Rev. Rebecca Parker, the President of Starr King School for the Ministry (our UU seminary in Berkeley, CA), says “covenant means to come together by making a promise.” I also like the definition “a sacred promise of meaningful relationship.” However it’s defined, the essence of covenant is this: as a community, as a faith, we place our trust in one another, and we value our relationships with each other and our shared experience over our inevitable differences of opinion or belief.

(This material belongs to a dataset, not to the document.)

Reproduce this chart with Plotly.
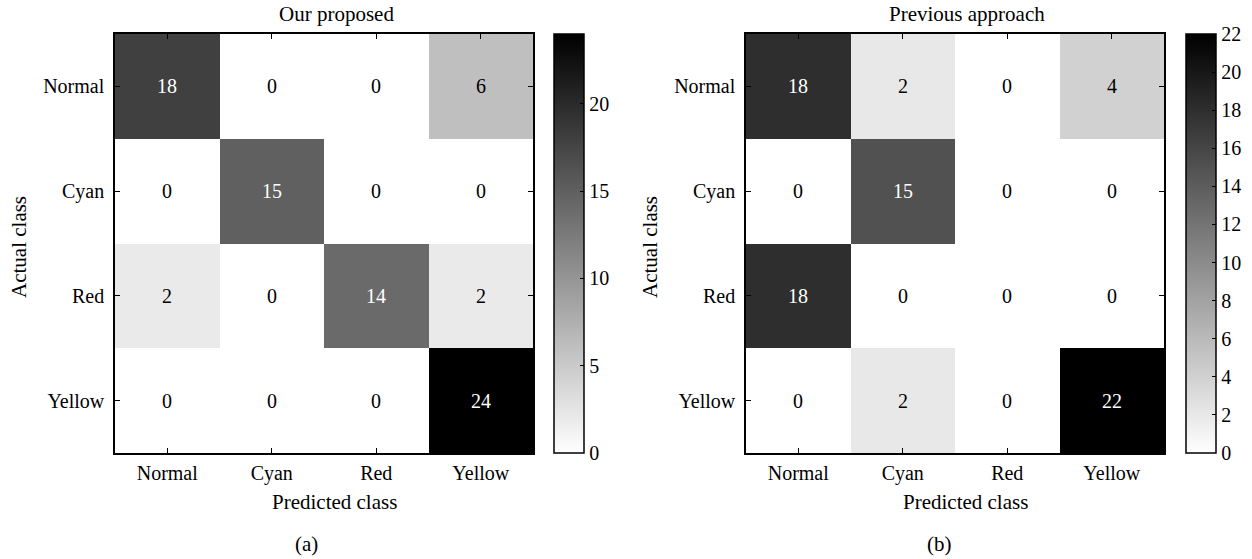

Covenant is a practice, not merely a verbal agreement, and in the words of Rebecca Parker, “we inherit covenant before we create covenant.” We are all here together in relationship, if for no other reason than we’ve shown up this morning. Let’s take THAT – our presence here together with each other – and make it the centerpiece of our faith – rather than a somewhat selfish individual search for truth and meaning. Let’s notice that we are together here today, accept it, and intentionally make the most of our community, our connections, and our relationships. Let’s depart on a hero’s journey together, face the challenges and failures along the way – together – then return again and again with shared truth and wisdom and power – together in community bound by the practice of covenant.